SUPREME COURT, APPELLATE TERM, SECOND DEPARTMENT, 9th and 10th JUDICIAL DISTRICTS New York Supreme and/or Appellate Courts


December 20, 2012

PHOENIX MECHANICAL CORP., RESPONDENT, --
v.
LAURENCE LONDON AND KAROL LONDON, APPELLANTS.

Appeal from an order of the Justice Court of the Town of Rye, Westchester County (Anthony M. Provenzano, J.), dated July 19, 2011.

Phoenix Mech. Corp v London

Decided on December 20, 2012

Appellate Term, Second Department

Published by New York State Law Reporting Bureau pursuant to Judiciary Law § 431.

This opinion is uncorrected and subject to revision before publication in the printed Miscellaneous Reports.

PRESENT: LaCAVA, J.P., IANNACCI and LaSALLE, JJ

The order denied defendants' motion to discontinue their counterclaim without prejudice.

ORDERED that the order is affirmed, without costs.

Plaintiff commenced this action in the Justice Court to recover the sum of $2,939.34 for services rendered and equipment supplied in connection with the installation of heating, ventilation, and air conditioning at defendants' residence. Defendants interposed a counterclaim to recover the sum of $50,000, alleging that plaintiff's work was shoddy and substandard. Almost two years after they had served their counterclaim, defendants moved, pursuant to CPLR 3217 (b), to discontinue their counterclaim without prejudice. Plaintiff opposed the motion, detailing how it would be prejudiced if the motion were to be granted. Plaintiff further asserted that UJCA 208 provides that "[i]f a counterclaim for money only in excess of $3,000 is interposed, the court may entertain it to the extent of $3,000 but it shall be deemed waived as to the excess above $3,000." Thus, plaintiff contended, by making their motion, defendants were attempting to undo the statutory waiver of their counterclaim to the extent it exceeded $3,000 and avoid the $3,000 monetary jurisdictional limit of the Justice Court. The Justice Court denied defendants' motion, finding that plaintiff was, in fact, prejudiced by defendants' "inordinate delay in seeking a discontinuance."

The determination of a motion for leave to voluntarily discontinue a counterclaim, without prejudice, pursuant to CPLR 3217 (b), rests within the sound discretion of the court (see Tucker v Tucker, 55 NY2d 378 [1982]; Expedite Video Conferencing Servs., Inc. v Botello, 67 AD3d 961 [2009]).
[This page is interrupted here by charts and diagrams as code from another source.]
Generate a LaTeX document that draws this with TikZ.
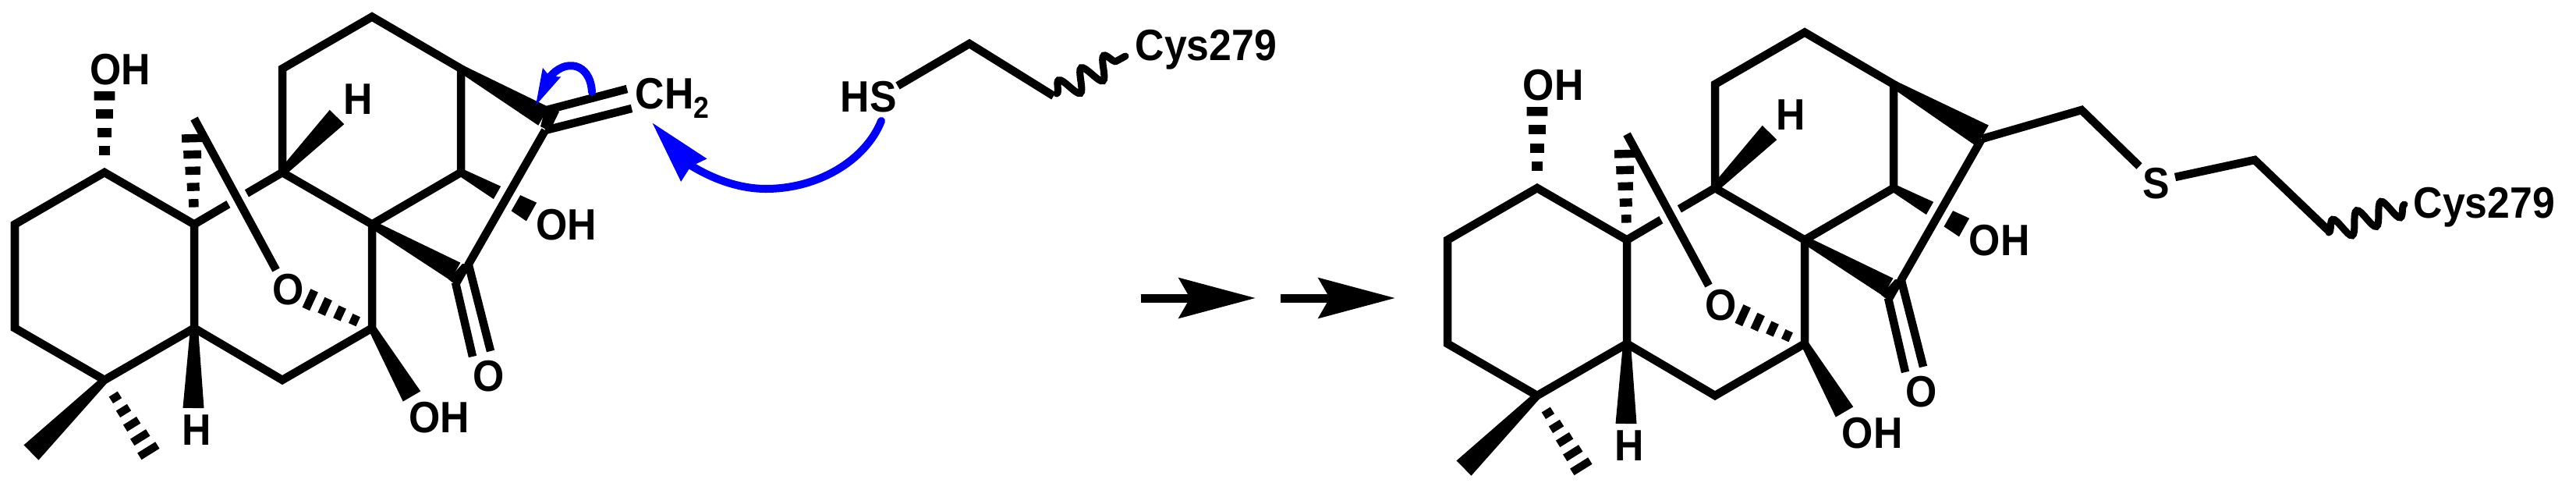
\documentclass[tikz,border=0pt]{standalone}
\usepackage{fontspec}
\usepackage{tikz}
\newfontfamily\atomfont{Liberation Sans}[FakeStretch=0.92]
\usetikzlibrary{arrows.meta}
\usetikzlibrary{calc}
\usetikzlibrary{decorations.pathmorphing}
\tikzset{bond/.style = {line width = 0.105cm}}
\tikzset{bondgap/.style = {white, line width = 0.27cm}}
\tikzset{atom/.style = {anchor = base west, inner sep = 0, font = \atomfont\bfseries\fontsize{16}{16}\selectfont}}
\tikzset{wavy/.style = {line width = 0.09cm, line cap = round, decorate, decoration = {snake, segment length = 0.33cm, amplitude = 0.14cm}}}
\tikzset{pusher/.style = {blue, line width = 0.1cm, line cap = round}}
\tikzset{yields/.style = {line width = 0.11cm, -{Stealth[length = 0.98cm, width = 0.51cm, inset = 0.14cm]}}}
\newcommand{\wedgebond}[3]{%
    \fill ($(#1)!0.05cm!90:(#2)$) -- ($(#2)!#3*0.005cm!-90:(#1)$)
        -- ($(#2)!#3*0.005cm!90:(#1)$) -- ($(#1)!0.05cm!-90:(#2)$) -- cycle;}
\newcommand{\hashbond}[4]{%
    \foreach \k in {1,...,#3}{%
        \pgfmathsetmacro{\hasha}{0.1+0.9*(\k-0.5)/#3}
        \pgfmathsetmacro{\hashb}{0.1+0.9*\k/#3}
        \pgfmathsetmacro{\hashw}{#4*(0.3+0.35*(\hasha+\hashb))*0.01}
        \draw [line width = \hashw cm] ($(#1)!\hasha!(#2)$) -- ($(#1)!\hashb!(#2)$);
    }}
\newcommand{\coreframe}[1]{%
    \coordinate (a) at (134, 221);
    \coordinate (b) at (19, 287.5);
    \coordinate (c) at (19, 420.5);
    \coordinate (d) at (134, 487);
    \coordinate (e) at (249, 420.5);
    \coordinate (f) at (249, 287.5);
    \coordinate (g) at (362, 221);
    \coordinate (h) at (362, 88);
    \coordinate (i) at (477, 21.5);
    \coordinate (j) at (591, 88);
    \coordinate (k) at (591, 221);
    \coordinate (l) at (477, 287.5);
    \coordinate (m) at (477, 420.5);
    \coordinate (n) at (362, 487);
    \coordinate (q) at (600, 340);
    \coordinate (me) at (249, 152);
    \coordinate (bro) at (354, 346);
    \coordinate (co1) at (601, 340);
    \coordinate (co2) at (629, 450);
    \coordinate (co3) at (584, 362);
    \coordinate (co4) at (606, 457);
    \wedgebond{k}{681.5, 271.5}{27}
    \draw [bond] (a) -- (b) -- (c) -- (d) -- (e) -- (f) -- cycle;
    \draw [bond] (e) -- (n) -- (m) -- (l) -- (g) -- (f);
    \draw [bond] (g) -- (h) -- (i) -- (j) -- (k) -- (l);
    \draw [bondgap] ($(me)!0.47!(bro)$) -- ($(me)!0.6!(bro)$);
    \draw [bondgap] ($(p)!0.38!(q)$) -- ($(p)!0.66!(q)$);
    \draw [bond] (me) -- (bro);
    \draw [bond] (p) -- (q);
    \draw [bond] (co1) -- (co2);
    \draw [bond] (co3) -- (co4);
    \wedgebond{l}{584, 348}{26}
    \fill (593, 338) -- (605, 338) -- (588, 368) -- (575, 358) -- cycle;
    \wedgebond{g}{432, 150}{26}
    \wedgebond{e}{248, 523}{27}
    \wedgebond{m}{528, 508}{26}
    \wedgebond{d}{40, 580}{27}
    \wedgebond{j}{pw}{#1}
    \hashbond{a}{134, 117}{4}{28}
    \hashbond{f}{246, 172}{5}{27}
    \hashbond{m}{393, 382}{4}{27}
    \hashbond{d}{193, 582}{5}{28}
    \node [atom] (ohtop) at (115, 108) {OH};
    \node [atom] (hup) at (440, 146) {H};
    \node [atom] (ohmid) at (687, 307) {OH};
    \node [atom] (obr) at (349, 390) {O};
    \node [atom] (oket) at (606, 501) {O};
    \node [atom] (ohlow) at (524, 554) {OH};
    \node [atom] (hlow) at (233, 570) {H};
}

\begin{document}
\begin{tikzpicture}[x=0.01cm, y=-0.01cm]
    \useasboundingbox (0, 0) rectangle (3303, 627);
    \begin{scope}[name prefix = l-]
        \coordinate (p) at (699, 167);
        \coordinate (pw) at (697, 149);
        \coreframe{27}
        \fill (700, 136) -- (717, 143) -- (705, 168) -- (693, 162) -- cycle;
        \coordinate (cha) at (701, 141);
        \coordinate (chb) at (804, 114);
        \coordinate (chc) at (810, 139);
        \node [atom] (ch2) at (814, 139) {CH\raisebox{-0.12cm}{\fontsize{11}{11}\selectfont 2}};
        \draw [bond] (cha) -- (chb);
        \draw [bond] (p) -- (chc);
    \end{scope}
    \node [atom] (hs) at (1077, 143) {HS};
    \coordinate (sa) at (1151, 110);
    \coordinate (sb) at (1243, 56);
    \coordinate (sc) at (1351, 123);
    \coordinate (sd) at (1355, 120);
    \coordinate (se) at (1443, 72);
    \draw [bond] (sa) -- (sb) -- (sc);
    \draw [wavy] (sd) -- (se);
    \node [atom] (cysl) at (1455, 77) {Cys279};
    \coordinate (pa) at (1130, 155);
    \coordinate (pb) at (982, 242);
    \coordinate (pc) at (836, 157);
    \draw [pusher, -{Stealth[length = 0.8cm, width = 0.42cm, inset = 0.05cm]}]
        (pa) .. controls (1110, 205) and (1050, 242) .. (pb)
        .. controls (925, 242) and (880, 207) .. (pc);
    \coordinate (pd) at (759, 118);
    \coordinate (pf) at (704, 100);
    \coordinate (pe) at (686, 137);
    \draw [pusher, -{Stealth[length = 0.47cm, width = 0.23cm, inset = 0.04cm]}]
        (pd) .. controls (757, 80) and (724, 74) .. (pf) -- (pe);
    \coordinate (ya) at (1463, 382);
    \coordinate (yb) at (1610, 382);
    \coordinate (yc) at (1642, 382);
    \coordinate (yd) at (1789, 382);
    \draw [yields] (ya) -- (yb);
    \draw [yields] (yc) -- (yd);
    \begin{scope}[shift = {(1837, 20)}, name prefix = r-]
        \coordinate (p) at (704, 158);
        \coordinate (pw) at (705, 154);
        \coreframe{31}
    \end{scope}
    \coordinate (ta) at (2669, 141);
    \coordinate (tb) at (2743, 213);
    \node [atom] (sul) at (2747, 254) {S};
    \coordinate (tc) at (2789, 227);
    \coordinate (td) at (2891, 205);
    \coordinate (te) at (2985, 295);
    \coordinate (tf) at (2986, 298);
    \coordinate (tg) at (3083, 262);
    \draw [bond] (r-p) -- (ta) -- (tb);
    \draw [bond] (tc) -- (td) -- (te);
    \draw [wavy] (tf) -- (tg);
    \node [atom] (cysr) at (3094, 279) {Cys279};
\end{tikzpicture}
\end{document}
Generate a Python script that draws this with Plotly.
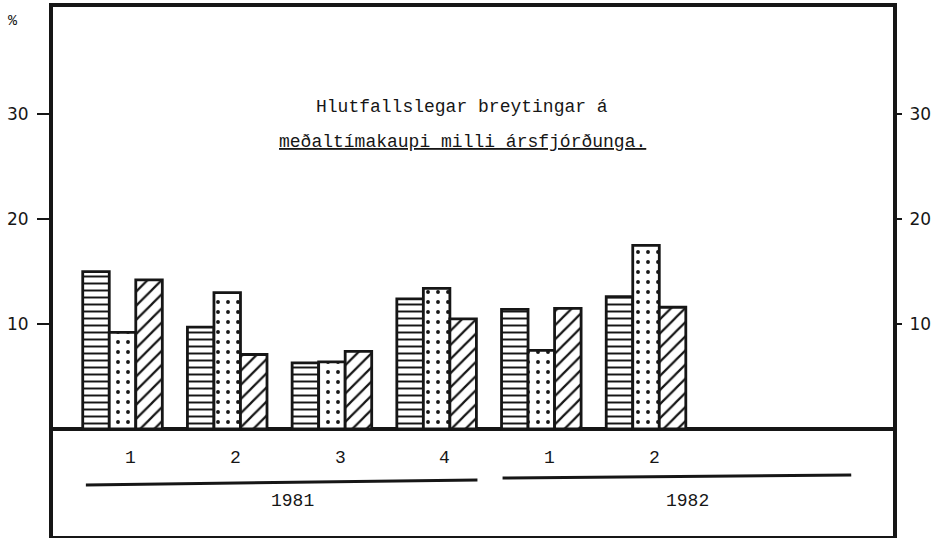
import plotly.graph_objects as go

# ---- data ----
quarters = ["1", "2", "3", "4", "1", "2"]
years = ["1981", "1982"]
year_groups = [[0, 1, 2, 3], [4, 5]]
series_a = [15.0, 9.7, 6.3, 12.4, 11.4, 12.6]   # horizontal lines
series_b = [9.2, 13.0, 6.4, 13.4, 7.5, 17.5]    # dots
series_c = [14.2, 7.1, 7.4, 10.5, 11.5, 11.6]   # diagonal hatch
y_ticks = [10, 20, 30]

title_1 = "Hlutfallslegar breytingar á"
title_2 = "meðaltímakaupi milli ársfjórðunga."

x = list(range(len(quarters)))
INK = "#161616"
MONO = "Liberation Mono, Courier New, monospace"
SANS = "DejaVu Sans, Arial, sans-serif"

fig = go.Figure()
for vals, shape, size, sol in [(series_a, "-", 7, 0.28), (series_b, ".", 10, 0.12),
                               (series_c, "/", 10, 0.22)]:
    fig.add_trace(go.Bar(
        x=x, y=vals,
        marker=dict(
            color="white",
            line=dict(color=INK, width=2.8),
            pattern=dict(shape=shape, fgcolor=INK, bgcolor="white",
                         size=size, solidity=sol, fillmode="replace"),
        ),
        showlegend=False,
        hoverinfo="y",
    ))

# empty helper trace so that the right-hand axis is drawn
fig.add_trace(go.Scatter(x=[], y=[], yaxis="y2", showlegend=False,
                         hoverinfo="skip"))

yr = [-10.19, 40.2]
fig.update_layout(
    width=942, height=538,
    margin=dict(l=53, r=49, t=7, b=2),
    paper_bgcolor="white", plot_bgcolor="white",
    barmode="group", bargap=0.24, bargroupgap=0,
    xaxis=dict(range=[-0.664, 7.359], showline=True, mirror=True,
               linewidth=4, linecolor=INK, showticklabels=False,
               ticks="", showgrid=False, zeroline=False),
    yaxis=dict(range=yr, tickvals=y_ticks, ticks="outside", ticklen=12,
               tickwidth=2, tickcolor=INK, ticklabelstandoff=5,
               showline=True, mirror=True, linewidth=4, linecolor=INK,
               showgrid=False, zeroline=True, zerolinecolor=INK,
               zerolinewidth=4,
               tickfont=dict(family=SANS, size=17, color=INK)),
    yaxis2=dict(range=yr, tickvals=y_ticks, overlaying="y", side="right",
                ticks="outside", ticklen=8, tickwidth=2, tickcolor=INK,
                showline=False, showgrid=False, zeroline=False,
                ticklabelstandoff=4,
                tickfont=dict(family=SANS, size=17, color=INK)),
)

# title
fig.add_annotation(xref="paper", yref="paper", x=0.487, y=0.8337,
                   text=title_1, showarrow=False,
                   font=dict(family=MONO, size=18, color=INK))
fig.add_annotation(xref="paper", yref="paper", x=0.487, y=0.7675,
                   text="<u>" + title_2 + "</u>", showarrow=False,
                   font=dict(family=MONO, size=18, color=INK))

# percent sign
fig.add_annotation(xref="paper", yref="paper", x=-0.048, y=0.973,
                   xanchor="center", yanchor="middle", text="%",
                   showarrow=False, font=dict(family=MONO, size=15, color=INK))

# quarter labels under the baseline
for i, q in enumerate(quarters):
    fig.add_annotation(x=i + 0.08, y=-2.8, text=q, showarrow=False,
                       font=dict(family=MONO, size=18, color=INK))

# year lines and labels
line_pad = [(0.35, 0.39, -5.33, -4.86), (0.37, 1.96, -4.67, -4.38)]
for (yl, grp), (pl, pr, y0, y1) in zip(zip(years, year_groups), line_pad):
    x0 = grp[0] - pl
    x1 = grp[-1] + pr
    fig.add_shape(type="line", x0=x0, x1=x1, y0=y0, y1=y1,
                  line=dict(color=INK, width=3))
    fig.add_annotation(x=(x0 + x1) / 2 + 0.1, y=-6.9, text=yl,
                       showarrow=False,
                       font=dict(family=MONO, size=18, color=INK))

fig.write_html("out.html",
               config={"displayModeBar": False},
               post_script="document.body.style.margin='0';"
                           "document.body.style.overflow='hidden';")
Where the discontinuance of a claim would prejudice the rights of another party, it is within the discretion of the court to deny the application to discontinue (see Kaplan v Village of Ossining, 35 AD3d 816 [2006]; St. James Plaza v Notey, 166 AD2d 439 [1990]). Additionally, when a party moves to discontinue a claim, the court should consider the stage that the litigation has reached; the later the stage, the greater should be the court's scrutiny of the moving party's motives (see Tucker v Tucker, 55 NY2d 378; Kane v Kane, 163 AD2d 568 [1990]).

Here, defendants' admitted purpose in seeking to discontinue their counterclaim was to avoid the monetary jurisdictional limit of the Justice Court and pursue that claim in a separate action to be commenced in the Supreme Court, where there is no monetary jurisdictional limit. However, defendants waited almost two years after they had served their answer with the counterclaim before moving to discontinue. In fact, when the Justice Court had initially notified defendants that a motion was required to discontinue their counterclaim, defendants ignored this instruction and, instead, initiated a separate action on this same claim in the Supreme Court. It was not until after the Supreme Court had dismissed that subsequent action that defendants finally made the instant motion, over a year after they had been instructed to do so by the Justice Court. It was uncontroverted that discovery had been completed in this action, several court conferences had already been held, and the action was ready for trial. In view of the foregoing, we find that the Justice Court properly determined that plaintiff would be prejudiced by the delay at this late stage of litigation and, as a result, did not improvidently exercise its discretion in denying defendants' motion to voluntarily discontinue their counterclaim without prejudice (see Tucker v Tucker, 55 NY2d 378; Kane v Kane, 163 AD2d 568).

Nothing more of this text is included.